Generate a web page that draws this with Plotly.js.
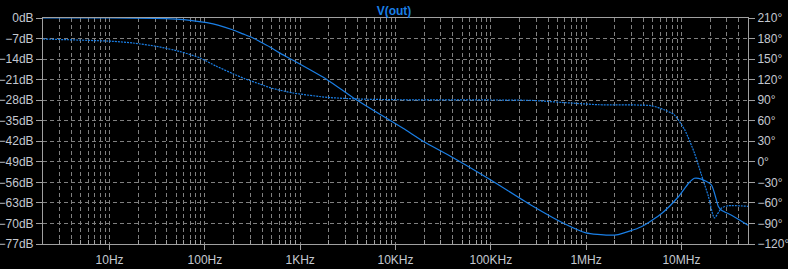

---

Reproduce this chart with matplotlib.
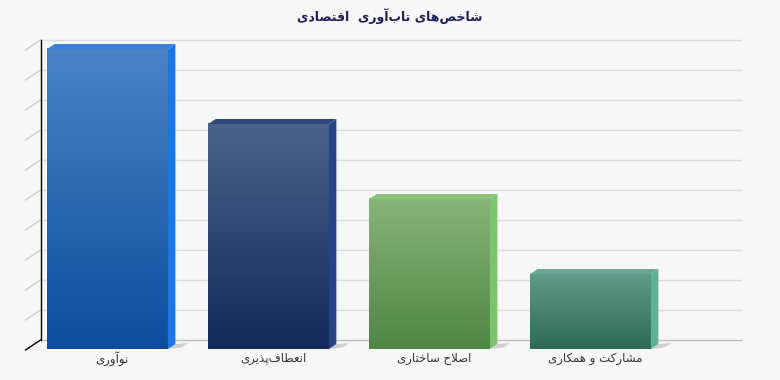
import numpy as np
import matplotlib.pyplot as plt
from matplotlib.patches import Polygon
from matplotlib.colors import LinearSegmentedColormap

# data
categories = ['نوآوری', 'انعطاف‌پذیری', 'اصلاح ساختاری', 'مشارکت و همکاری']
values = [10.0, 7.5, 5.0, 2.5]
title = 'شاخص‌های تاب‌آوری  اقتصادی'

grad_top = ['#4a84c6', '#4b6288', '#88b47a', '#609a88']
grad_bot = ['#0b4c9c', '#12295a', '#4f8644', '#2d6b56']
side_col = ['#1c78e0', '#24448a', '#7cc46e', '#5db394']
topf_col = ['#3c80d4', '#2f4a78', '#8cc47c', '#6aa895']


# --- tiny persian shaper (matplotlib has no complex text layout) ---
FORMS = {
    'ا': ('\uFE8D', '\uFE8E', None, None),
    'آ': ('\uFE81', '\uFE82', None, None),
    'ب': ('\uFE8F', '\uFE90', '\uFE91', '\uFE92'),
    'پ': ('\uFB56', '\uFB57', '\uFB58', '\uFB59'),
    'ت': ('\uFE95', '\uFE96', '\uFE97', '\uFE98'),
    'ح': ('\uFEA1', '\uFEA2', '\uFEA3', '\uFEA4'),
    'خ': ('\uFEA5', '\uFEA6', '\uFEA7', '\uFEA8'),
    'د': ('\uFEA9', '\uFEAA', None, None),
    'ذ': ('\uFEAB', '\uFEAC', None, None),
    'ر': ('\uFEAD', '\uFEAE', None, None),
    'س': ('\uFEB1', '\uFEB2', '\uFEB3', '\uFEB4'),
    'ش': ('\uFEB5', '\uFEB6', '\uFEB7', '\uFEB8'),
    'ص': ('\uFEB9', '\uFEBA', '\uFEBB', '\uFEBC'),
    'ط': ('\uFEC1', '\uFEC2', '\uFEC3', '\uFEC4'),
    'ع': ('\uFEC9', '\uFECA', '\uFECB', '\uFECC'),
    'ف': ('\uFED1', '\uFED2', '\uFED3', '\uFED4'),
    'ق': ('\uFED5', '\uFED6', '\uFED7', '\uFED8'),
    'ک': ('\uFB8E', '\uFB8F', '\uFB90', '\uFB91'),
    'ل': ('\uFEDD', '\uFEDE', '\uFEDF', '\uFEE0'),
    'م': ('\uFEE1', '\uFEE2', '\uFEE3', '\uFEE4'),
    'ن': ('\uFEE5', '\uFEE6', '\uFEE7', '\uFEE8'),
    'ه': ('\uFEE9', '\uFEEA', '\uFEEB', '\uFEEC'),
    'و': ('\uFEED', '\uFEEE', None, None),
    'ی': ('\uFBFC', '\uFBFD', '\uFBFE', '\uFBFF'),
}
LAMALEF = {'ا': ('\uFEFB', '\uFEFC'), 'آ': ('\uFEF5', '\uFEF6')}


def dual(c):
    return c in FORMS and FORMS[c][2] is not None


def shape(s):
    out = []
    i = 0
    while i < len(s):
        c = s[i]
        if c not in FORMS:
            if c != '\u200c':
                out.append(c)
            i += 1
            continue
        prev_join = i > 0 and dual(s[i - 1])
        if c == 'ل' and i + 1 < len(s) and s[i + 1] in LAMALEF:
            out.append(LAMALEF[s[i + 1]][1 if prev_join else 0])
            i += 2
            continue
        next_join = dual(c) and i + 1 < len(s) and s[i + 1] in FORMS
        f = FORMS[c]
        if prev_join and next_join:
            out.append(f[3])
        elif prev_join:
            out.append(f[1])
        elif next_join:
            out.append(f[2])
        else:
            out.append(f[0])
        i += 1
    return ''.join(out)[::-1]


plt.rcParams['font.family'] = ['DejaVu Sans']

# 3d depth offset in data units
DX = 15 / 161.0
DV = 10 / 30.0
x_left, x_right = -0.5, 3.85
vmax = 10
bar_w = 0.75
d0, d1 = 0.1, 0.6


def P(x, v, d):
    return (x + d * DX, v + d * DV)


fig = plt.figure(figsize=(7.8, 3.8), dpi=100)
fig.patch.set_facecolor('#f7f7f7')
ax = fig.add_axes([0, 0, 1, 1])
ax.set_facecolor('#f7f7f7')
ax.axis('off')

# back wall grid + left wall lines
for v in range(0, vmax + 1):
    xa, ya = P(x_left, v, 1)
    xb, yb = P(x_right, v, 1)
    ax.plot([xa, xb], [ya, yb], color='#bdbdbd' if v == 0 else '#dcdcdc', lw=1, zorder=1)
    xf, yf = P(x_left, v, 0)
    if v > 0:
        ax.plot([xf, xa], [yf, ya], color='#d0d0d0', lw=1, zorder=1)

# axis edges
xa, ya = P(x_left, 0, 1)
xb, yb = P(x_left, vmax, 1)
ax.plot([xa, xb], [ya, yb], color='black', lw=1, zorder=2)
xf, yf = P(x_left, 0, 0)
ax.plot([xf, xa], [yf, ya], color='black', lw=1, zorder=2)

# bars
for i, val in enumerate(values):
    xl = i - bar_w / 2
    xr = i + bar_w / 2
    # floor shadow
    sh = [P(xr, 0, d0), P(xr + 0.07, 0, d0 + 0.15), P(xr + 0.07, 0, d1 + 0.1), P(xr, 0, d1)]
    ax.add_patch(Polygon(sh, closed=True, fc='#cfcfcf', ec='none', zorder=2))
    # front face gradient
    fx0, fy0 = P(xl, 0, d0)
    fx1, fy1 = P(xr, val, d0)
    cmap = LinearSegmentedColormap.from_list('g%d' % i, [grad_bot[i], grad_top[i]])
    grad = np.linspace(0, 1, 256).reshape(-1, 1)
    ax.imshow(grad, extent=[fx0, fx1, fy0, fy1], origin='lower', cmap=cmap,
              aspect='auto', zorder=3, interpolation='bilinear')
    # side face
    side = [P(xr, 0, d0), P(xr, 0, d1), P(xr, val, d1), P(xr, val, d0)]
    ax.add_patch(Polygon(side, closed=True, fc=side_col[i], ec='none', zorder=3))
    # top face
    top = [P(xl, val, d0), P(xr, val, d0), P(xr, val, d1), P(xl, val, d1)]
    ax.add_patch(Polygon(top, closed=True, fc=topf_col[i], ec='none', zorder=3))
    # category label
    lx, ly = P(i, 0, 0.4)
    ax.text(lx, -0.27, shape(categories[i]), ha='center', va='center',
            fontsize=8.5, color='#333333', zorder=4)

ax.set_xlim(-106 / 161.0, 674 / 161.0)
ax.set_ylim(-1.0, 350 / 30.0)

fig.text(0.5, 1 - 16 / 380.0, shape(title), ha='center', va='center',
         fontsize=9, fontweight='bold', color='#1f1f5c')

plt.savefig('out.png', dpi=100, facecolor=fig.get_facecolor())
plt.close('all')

==

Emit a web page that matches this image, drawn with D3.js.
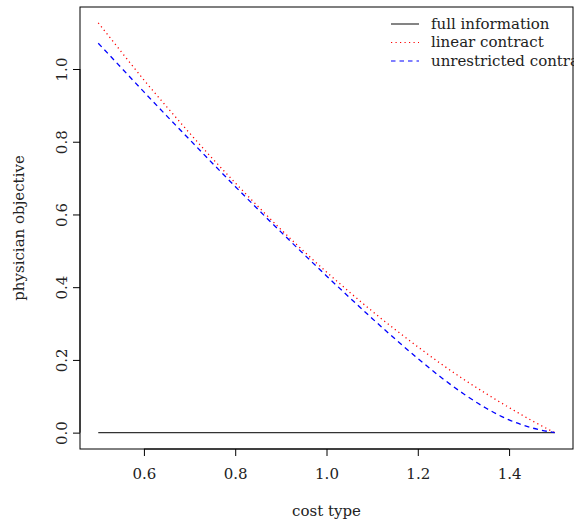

| YOUR OBJECTIVE |
Locate the lines above that hold the word "matplotlib". Show every one of them.

| THE ANSWER |
Reproduce this chart with matplotlib.
import matplotlib.pyplot as plt
from matplotlib.patches import Polygon
from matplotlib.colors import LinearSegmentedColormap
# --- tiny persian shaper (matplotlib has no complex text layout) ---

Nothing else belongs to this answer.